Optimization: Mathematical Optimizations & Floating-Point
CS 301 Lecture, Dr. Lawlor, 2005/11/16
Replace Expensive Calls with Cheap Calls
Say you've got a bit of code like this:
(Executable NetRun Link)
/* A fourth-degree polynomial:
a + b x + c x^2 + d x^3 + e x^4
*/
class polynomial_4 {
public:
double a,b,c,d,e;
polynomial_4() :a(0.2),b(0.3),c(0.4),d(0.5),e(0.1) {}
double evaluate(double x) {
return a+
b*x+
c*pow(x,2)+
d*pow(x,3)+
e*pow(x,4);
}
};
polynomial_4 poly;
double x=0.4;
int foo(void) {
return (int)poly.evaluate(x);
}
It evaluates a polynomial. As written, it takes about 230ns per call,
which is pretty darn slow.
The first thing to notice is that "pow" is slow--close to a hundred
nanoseconds per call. So we can replace the call to pow with
multiplications so evaluate reads:
return a+
b*x+
c*x*x+
d*x*x*x+
e*x*x*x*x;
This brings the time down to 21ns per call--a speedup of over 10x!
Nesting & Multiply-by-Inverse
This looks like a lot of multiplies, so we might be tempted to do "nested polynomial evaluation", like this:
return a+x*(b+x*(c+x*(d+x*e)));
This is indeed easier to write, but it's actually slightly slower--the
compiler's already smart enough to optimize away the repeated
multiplications into this form.
The compiler won't do the obvious thing and optimize a divide into a multiply-by-inverse, however:
(Executable NetRun Link)
enum {n=1000};
double vals[n];
double c=0.3;
int foo(void) {
for (int i=0;i<n;i++)
vals[i]=i/c;
return (int)vals[100];
}
This runs in 16ns per element, which is pretty slow for such a simple routine. If we replace the guts with
double ic=1.0/c;
for (int i=0;i<n;i++)
vals[i]=i*ic;
That is, instead of dividing by c, just multiply by 1/c! This now runs in 3ns per element, a 5x speedup.
Why doesn't the compiler do this?
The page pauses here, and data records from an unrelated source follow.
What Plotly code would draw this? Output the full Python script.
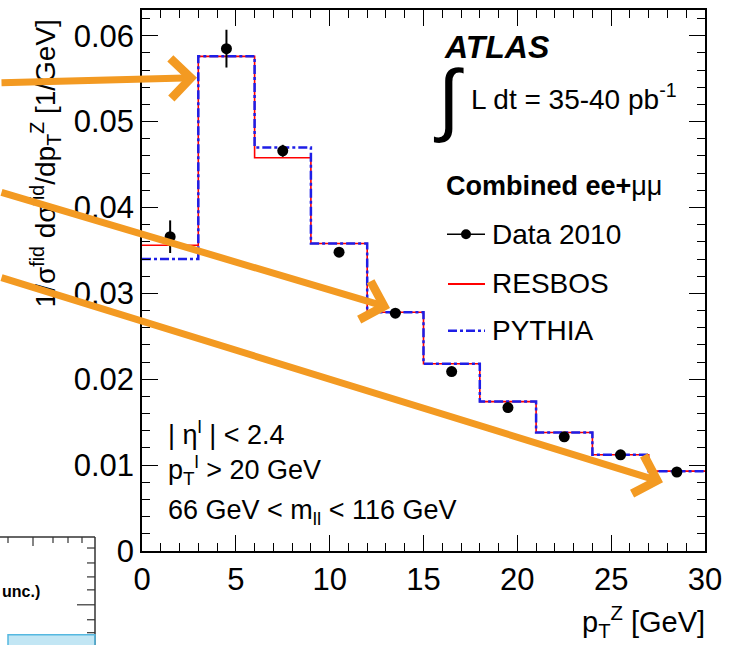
import plotly.graph_objects as go

# ---------------- data ----------------
bin_edges = [0, 3, 6, 9, 12, 15, 18, 21, 24, 27, 30]
bin_centers = [1.5, 4.5, 7.5, 10.5, 13.5, 16.5, 19.5, 22.5, 25.5, 28.5]
data_vals = [0.0366, 0.0585, 0.0466, 0.0348, 0.0277, 0.0209, 0.0167, 0.0133, 0.0112, 0.0092]
data_errs = [0.0019, 0.0022, 0.0007, 0.0005, 0.0004, 0.0003, 0.0003, 0.0003, 0.0002, 0.0002]
resbos_vals = [0.0356, 0.0576, 0.0458, 0.0358, 0.0278, 0.0218, 0.0174, 0.0138, 0.0112, 0.0093]
pythia_vals = [0.0340, 0.0576, 0.0470, 0.0358, 0.0278, 0.0218, 0.0174, 0.0138, 0.0112, 0.0093]
x_tick_vals = [0, 5, 10, 15, 20, 25, 30]
y_tick_vals = [0, 0.01, 0.02, 0.03, 0.04, 0.05, 0.06]
y_tick_text = ["0", "0.01", "0.02", "0.03", "0.04", "0.05", "0.06"]

# ---------------- geometry ----------------
W, H = 732, 645
ML, MR, MT, MB = 142, 27, 8, 94
PW, PH = W - ML - MR, H - MT - MB
FONT = "Liberation Sans, Arial, Helvetica, sans-serif"
ORANGE = "#F39A22"


def px(x):
    return (x - ML) / PW


def py(y):
    return (H - MB - y) / PH


fig = go.Figure()

fig.add_trace(go.Scatter(
    x=bin_edges, y=resbos_vals + [resbos_vals[-1]], mode="lines",
    line=dict(color="#FF0000", width=1.6, shape="hv"), showlegend=False))
fig.add_trace(go.Scatter(
    x=bin_edges, y=pythia_vals + [pythia_vals[-1]], mode="lines",
    line=dict(color="#1E1EE6", width=2.5, shape="hv", dash="dashdot"), showlegend=False))
fig.add_trace(go.Scatter(
    x=bin_centers, y=data_vals, mode="markers",
    marker=dict(color="black", size=11),
    error_y=dict(type="data", array=data_errs, color="black", thickness=2, width=0),
    showlegend=False))

axis_common = dict(
    showline=True, linecolor="black", linewidth=1.5, mirror="ticks",
    ticks="inside", ticklen=16, tickwidth=1.3, tickcolor="black",
    showgrid=False, zeroline=False,
    tickfont=dict(family=FONT, size=31, color="black"),
)
fig.update_xaxes(range=[0, 30], tickvals=x_tick_vals,
                 minor=dict(dtick=1, ticks="inside", ticklen=8, tickcolor="black", showgrid=False),
                 **axis_common)
fig.update_yaxes(range=[0, 0.063], tickvals=y_tick_vals, ticktext=y_tick_text,
                 minor=dict(dtick=0.002, ticks="inside", ticklen=8, tickcolor="black", showgrid=False),
                 **axis_common)

ann = []


def text(x, y, s, size=24, anchor="left", angle=0, yanchor="middle"):
    ann.append(dict(x=px(x), y=py(y), xref="paper", yref="paper", text=s, showarrow=False,
                    xanchor=anchor, yanchor=yanchor, textangle=angle,
                    font=dict(family=FONT, size=size, color="black")))


text(442, 45, "<b><i>ATLAS</i></b>", size=32)
text(448, 97, "∫", size=80, anchor="center")
text(469, 95, "L dt = 35-40 pb<sup>-1</sup>", size=28)
text(444, 185, "<b>Combined ee+</b>μμ", size=27)
text(490, 233, "Data 2010", size=28)
text(490, 283, "RESBOS", size=28)
text(490, 330, "PYTHIA", size=28)
text(166, 433, "| η<sup>l</sup> | < 2.4", size=27)
text(166, 470, "p<sub>T</sub><sup>l</sup> > 20 GeV", size=27)
text(166, 512, "66 GeV < m<sub>ll</sub> < 116 GeV", size=27)
text(707, 622, "p<sub>T</sub><sup>Z</sup> [GeV]", size=29, anchor="right")
text(46, 162, "1/σ<sup>fid</sup> dσ<sup>fid</sup>/dp<sub>T</sub><sup>Z</sup> [1/GeV]", size=28,
     anchor="center", angle=-90)
text(42, 592, "<b>unc.)</b>", size=16, anchor="right")

# orange overlay arrows (tip, tail in pixels)
arrows = [((197, 76), (-20, 81)), ((390, 307), (-20, 191)), ((663, 482), (-20, 277))]
for (tx, ty), (sx, sy) in arrows:
    ann.append(dict(x=px(tx), y=py(ty), xref="paper", yref="paper", ax=sx - tx, ay=sy - ty,
                    showarrow=True, arrowhead=4, arrowsize=1.1, arrowwidth=7,
                    arrowcolor=ORANGE, text=""))
fig.update_layout(annotations=ann)

shapes = []


def line(x0, y0, x1, y1, color="black", width=1.5, dash="solid"):
    shapes.append(dict(type="line", xref="paper", yref="paper", x0=px(x0), y0=py(y0),
                       x1=px(x1), y1=py(y1), line=dict(color=color, width=width, dash=dash)))


# legend symbols
line(447, 233, 485, 233)
shapes.append(dict(type="circle", xref="paper", yref="paper", x0=px(461), x1=px(471),
                   y0=py(228), y1=py(238), fillcolor="black", line=dict(color="black", width=0)))
line(448, 283, 485, 283, color="#FF0000", width=1.8)
line(448, 330, 485, 330, color="#1E1EE6", width=2.5, dash="dashdot")

# partial neighbouring frame (bottom-left)
line(0, 537, 95, 537, color="#333333")
line(95, 537, 95, 650, color="#333333")
for tx, tl in [(8, 6), (33, 9), (53, 6), (68, 6), (82, 6)]:
    line(tx, 537, tx, 537 + tl, color="#333333", width=1.2)
for ty, tl in [(548, 8), (563, 8), (577, 8), (590, 8), (605, 18), (620, 8), (633, 8)]:
    line(95, ty, 95 - tl, ty, color="#333333", width=1.2)
shapes.append(dict(type="rect", xref="paper", yref="paper", x0=px(8), x1=px(95),
                   y0=py(650), y1=py(635), fillcolor="rgba(120,200,230,0.45)",
                   line=dict(color="#55B8E0", width=1.5)))
fig.update_layout(shapes=shapes)

fig.update_layout(
    width=W, height=H, margin=dict(l=ML, r=MR, t=MT, b=MB),
    paper_bgcolor="white", plot_bgcolor="white",
    font=dict(family=FONT, color="black"), showlegend=False,
)
fig.write_html("out.html")
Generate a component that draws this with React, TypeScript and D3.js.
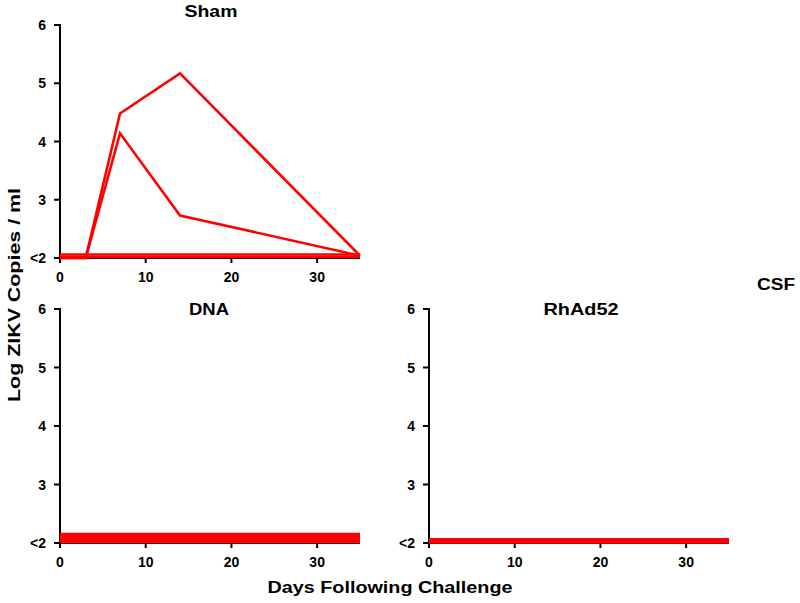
import React from "react";
import * as d3 from "d3";

const days = [0, 3, 7, 14, 35];
const xTicks = [0, 10, 20, 30];
const yTicks = [2, 3, 4, 5, 6];
const yTickLabels = ["<2", "3", "4", "5", "6"];

// Sham animals (log ZIKV copies/ml at each day)
const shamA = [2.0, 2.0, 4.48, 5.17, 2.04];
const shamB = [2.0, 2.0, 4.14, 2.73, 2.04];
const shamC = [2.02, 2.02, 2.02, 2.02, 2.02];
const shamD = [2.06, 2.06, 2.06, 2.06, 2.06];
const shamSeries = [shamA, shamB, shamC, shamD];

// DNA animals (all below limit of detection)
const dnaA = [2.03, 2.03, 2.03, 2.03, 2.03];
const dnaB = [2.06, 2.06, 2.06, 2.06, 2.06];
const dnaC = [2.09, 2.09, 2.09, 2.09, 2.09];
const dnaD = [2.12, 2.12, 2.12, 2.12, 2.12];
const dnaE = [2.14, 2.14, 2.14, 2.14, 2.14];
const dnaSeries = [dnaA, dnaB, dnaC, dnaD, dnaE];

// RhAd52 animals (all below limit of detection)
const rhA = [2.02, 2.02, 2.02, 2.02, 2.02];
const rhB = [2.05, 2.05, 2.05, 2.05, 2.05];
const rhSeries = [rhA, rhB];

const FONT = "'Liberation Sans', Arial, sans-serif";
const RED = "#ff0000";

type PanelProps = {
  title: string;
  titleX: number;
  titleY: number;
  titleLen: number;
  series: number[][];
  x0: number;
  x1: number;
  yTop: number;
  yBot: number;
  lineW: number;
};

function Panel({ title, titleX, titleY, titleLen, series, x0, x1, yTop, yBot, lineW }: PanelProps) {
  const x = d3.scaleLinear().domain([0, 35]).range([x0, x1]);
  const y = d3.scaleLinear().domain([2, 6]).range([yBot, yTop]);
  const line = d3
    .line<number>()
    .x((_, i) => x(days[i]))
    .y((v) => y(v));
  return (
    <g>
      <text
        x={titleX}
        y={titleY}
        textAnchor="middle"
        fontFamily={FONT}
        fontWeight="bold"
        fontSize={16}
        textLength={titleLen}
        lengthAdjust="spacingAndGlyphs"
      >
        {title}
      </text>
      {/* y axis */}
      <line x1={x0} x2={x0} y1={yTop - 1} y2={yBot + 1} stroke="#000" strokeWidth={2} />
      {yTicks.map((t, i) => (
        <g key={t}>
          <line x1={x0 - 6} x2={x0} y1={y(t)} y2={y(t)} stroke="#000" strokeWidth={2} />
          <text
            x={x0 - 14}
            y={y(t)}
            dy="0.36em"
            textAnchor="end"
            fontFamily={FONT}
            fontWeight="bold"
            fontSize={14}
          >
            {yTickLabels[i]}
          </text>
        </g>
      ))}
      {/* x axis */}
      <line x1={x0} x2={x(35)} y1={yBot} y2={yBot} stroke="#000" strokeWidth={2} />
      {xTicks.map((t) => (
        <g key={t}>
          <line x1={x(t)} x2={x(t)} y1={yBot} y2={yBot + 5} stroke="#000" strokeWidth={2} />
          <text
            x={x(t)}
            y={yBot + 24}
            textAnchor="middle"
            fontFamily={FONT}
            fontWeight="bold"
            fontSize={14}
          >
            {t}
          </text>
        </g>
      ))}
      {series.map((s, i) => (
        <path
          key={i}
          d={line(s) || ""}
          fill="none"
          stroke={RED}
          strokeWidth={lineW}
          strokeLinejoin="miter"
          strokeLinecap="butt"
        />
      ))}
    </g>
  );
}

export default function App() {
  return (
    <svg
      width={800}
      height={603}
      style={{ position: "absolute", left: 0, top: 0, background: "#fff" }}
    >
      <rect x={0} y={0} width={800} height={603} fill="#fff" />
      <Panel title="Sham" titleX={211} titleY={17} titleLen={53} series={shamSeries} x0={60} x1={360} yTop={25} yBot={258} lineW={2.6} />
      <Panel title="DNA" titleX={209} titleY={315} titleLen={40} series={dnaSeries} x0={60} x1={360} yTop={309} yBot={543} lineW={4} />
      <Panel title="RhAd52" titleX={581} titleY={315} titleLen={75} series={rhSeries} x0={429} x1={729} yTop={309} yBot={543} lineW={4} />
      <text
        x={776}
        y={290}
        textAnchor="middle"
        fontFamily={FONT}
        fontWeight="bold"
        fontSize={16}
        textLength={38}
        lengthAdjust="spacingAndGlyphs"
      >
        CSF
      </text>
      <text
        transform="translate(20,295) rotate(-90)"
        textAnchor="middle"
        fontFamily={FONT}
        fontWeight="bold"
        fontSize={17}
        textLength={214}
        lengthAdjust="spacingAndGlyphs"
      >
        Log ZIKV Copies / ml
      </text>
      <text
        x={390}
        y={593}
        textAnchor="middle"
        fontFamily={FONT}
        fontWeight="bold"
        fontSize={16}
        textLength={245}
        lengthAdjust="spacingAndGlyphs"
      >
        Days Following  Challenge
      </text>
    </svg>
  );
}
The reason is that because of
floating-point roundoff, for some numbers, dividing and multiplying by
the inverse are not the same thing!
(Executable NetRun Link)
float f=1000000000;
volatile float f_i=1.0/f; /* the "volatile" keeps the compiler honest */
printf(" f_i=%.20f\n",f_i);
printf(" f/f=%.10f; f*fi=%.10f\n",f/f,f*f_i);
On my machine, this prints out
f =1000000000.00000000000000000000
f/f =1.0000000000
f_i=0.00000000099999997172
f*f_i=0.9999999717
Because dividing and multiplying by the inverse aren't exactly the
same, the compiler won't do it (unless, that is, you explicitly pass a
"quick and dirty math" flag, like gcc's "-ffast-math"). But can
you get away with it? Often, you certainly can--your input
floating point numbers are usually inherently inexact anyway, so adding
a small additional error doesn't affect the final results much.
Mathematical Transformations for Fun and Profit
Occasionally the compiler and runtime system will perform a rather
bizarre transformation to avoid numerical problems. For example,
the STL "complex" class represents complex numbers. A complex
number's magnitude, or "absolute value" is just the square root of the
sum of the squares of the real and imaginary components (from the
Pythagorean theorem), so the obvious implementation of complex "abs" is:
abs(const complex<...> &z) {
double x = z.real();
double y = z.imag();
return sqrt(x*x+y*y);
}
But the implementation in /usr/include/g++/complex is this:
abs(const complex<double>& z)
{
double x = z.real();
double y = z.imag();
const double s = max(abs(x), abs(y));
if (s == 0) // well ...
return 0;
x /= s;
y /= s;
return s * sqrt(x * x + y * y);
}
Why the maddness? Well, say x=z.real() was really really
big--like 10 to the 200th power, which (barely!) fits inside a
"double". Then x*x would be even bigger--like 10 to the 400th
power, which no longer fits inside a "double"! The result of an
operation like this is strange, so instead the standard library does
the weird scaling by "s", which costs two divides and a multiply
(ouch!). The advantage is that the standard "abs" works for
numbers of *any* size, even really close to the representable limit.
Of course, in reality, most programs are guaranteed to work with input
much much smaller than the representable limit, so you can just use the
obvious "abs" above. If you're comparing the result of the "abs"
with something (e.g., to check the difference between two vectors),
there's another trick--
if (sqrt(x*x+y*y)>bar) ...
is exactly equivalent (by squaring both sides, which is OK because the numbers are positive) to
if (x*x+y*y>bar*bar) ...
but this version avoids the expensive square root.